Honestly at this point knowing how well Killjoys ended and how great they were to all the characters i just want a spin off about Delle Seyah and Aneela. Also other shows take note after years of that no one is safe shit happy fullfilling endings that actually show care and love for the characters are better

I know! As we waited for and then watched s5, I was always a little relieved it’d be over soon, it was so stressful and you know how it is for us, the longer something runs, the more chance there is of something being ruined. But to know that the writers had such safe, good intentions, now I want more! Like exactly, that “no one is safe” BS has really destroyed a lot of TV, to the point that this ending felt like a major subversion just by deciding to keep people happy? They’re the ones who went outside the box and didn’t play by the rules.

I keep forgetting Aneela is also HJK and am like, but you know, even if HJK is too big for this show now, can’t we have a spin-off with these other characte–d’oh! But now I don’t want to leave this world and these writers. 

I want to watch killjoys entirely but the dutch d’av relationship is already giving me nightmares…

Oh, yeah. That’s something I just tolerated, at various levels, throughout the show. There are some m/f ships I really love, but this wasn’t one of them. Which is perhaps unfair, because D’av is usually very lovely, but I think I just never really saw why they had to get together and then have this off/on endgame love. It started off with them just there, a man and a woman, and then never really changed from that. Dutch has such layered, interesting relationships with other characters, so it was like, why this? And sure, their friendship is nice, but nicer than her friendship with Johnny?

But most of the time, at their best, they’re in the background, quietly supporting each other, and I can handle that much to very wholeheartedly enjoy the rest of the show.

[Michelle] Lovretta says Full Stop there was never any other option than to have a happy ending. “It was extremely important. I was determined to end with joy and I think that a large chunk of the recipe in anything that I write is hope. It is hope. It is kindness, it is joy. There may be monsters around you and there may be occasional crime and murder, and there’s going to be a lot of dick jokes, but there’s always got to be heart because I’m not in this for the grim and the gloom and the masturbatory rage,” she explains.

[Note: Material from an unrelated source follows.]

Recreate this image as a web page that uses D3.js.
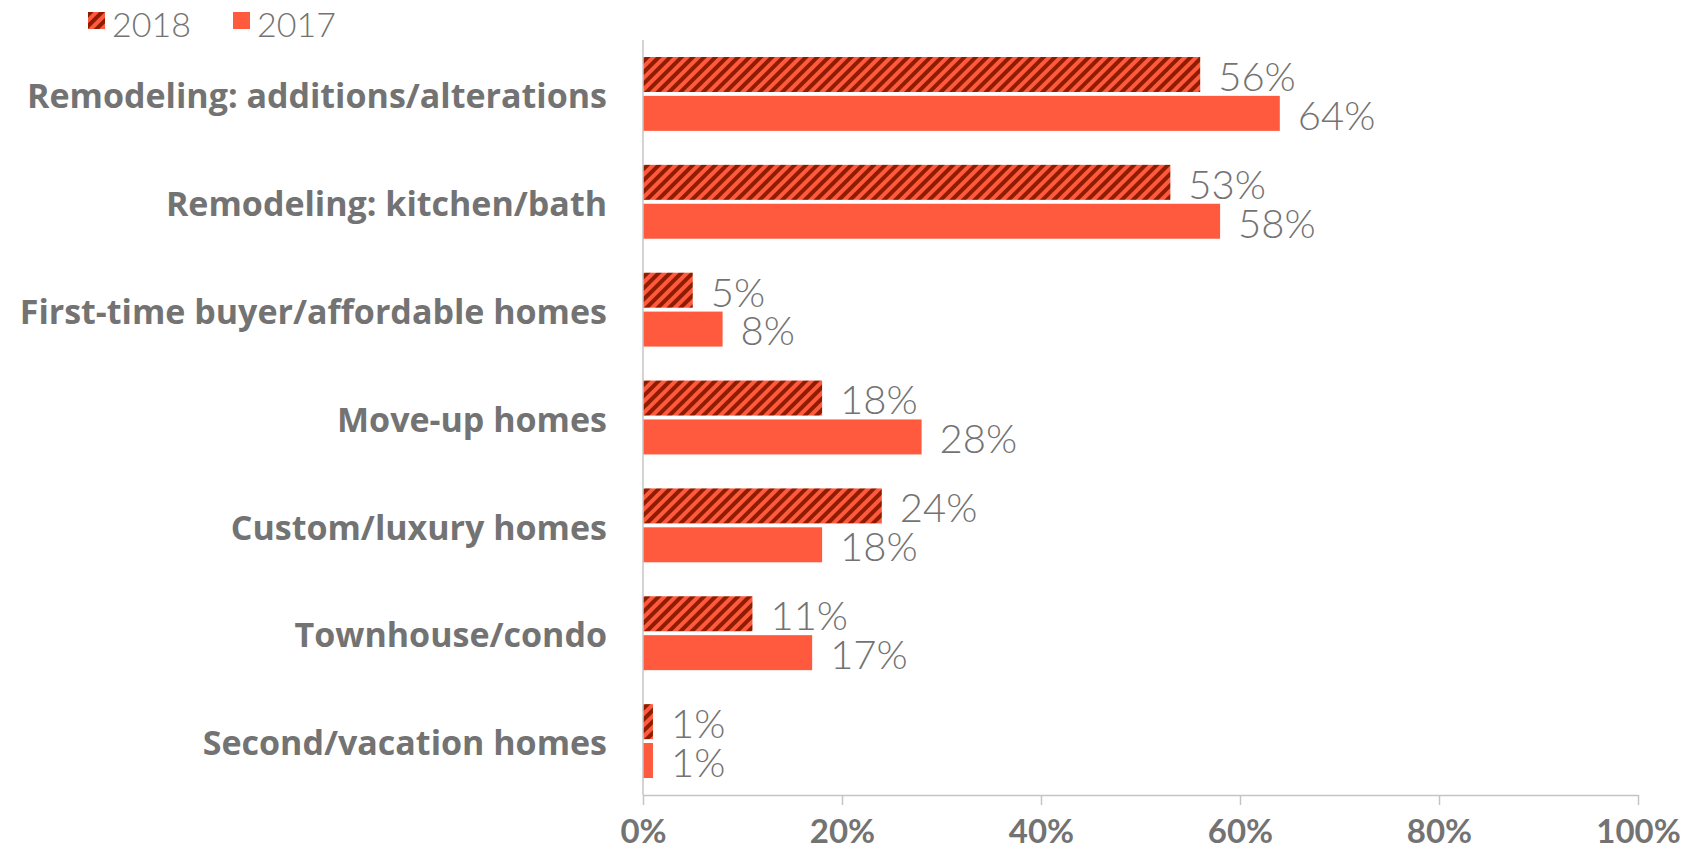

“There’s rage in the real world and I can’t write it. I can process rage, I can process trauma like a fucking champion. I can do that shit, but I can’t dwell in it. I can’t have a world be full of desperation and despair and cruelty. I don’t want to spend time there and so I’m never going to give that to you. If that is the metric by which I write, then it sort of presupposes that I need to end in a place that lives up to that.”

I’m a person who loves tropes and I love sort of spinning them and [there was a trope that I wanted] to spin on its ear. There’s always a feeling that for a story to have a mythic power —for us to feel that it mattered and that the people mattered — well, then they have to die, because life and death is that important. But if death is all that is important, then I think you’re selling life pretty damn short, and I don’t want to do that. Right now, given the state the world is in, I don’t want to be part of that negativity.

I believe in these characters. I love the journey they’ve been on. I’ve loved watching the villains become quasi-anti-heroes and the heroes be challenged. And I don’t see why they have to die just because a lot of conventions within storytelling tell us that we need death to feel that there’s weight. The weight on this show has always been about love, and it’s always been about hope and family and those things shouldn’t have to end.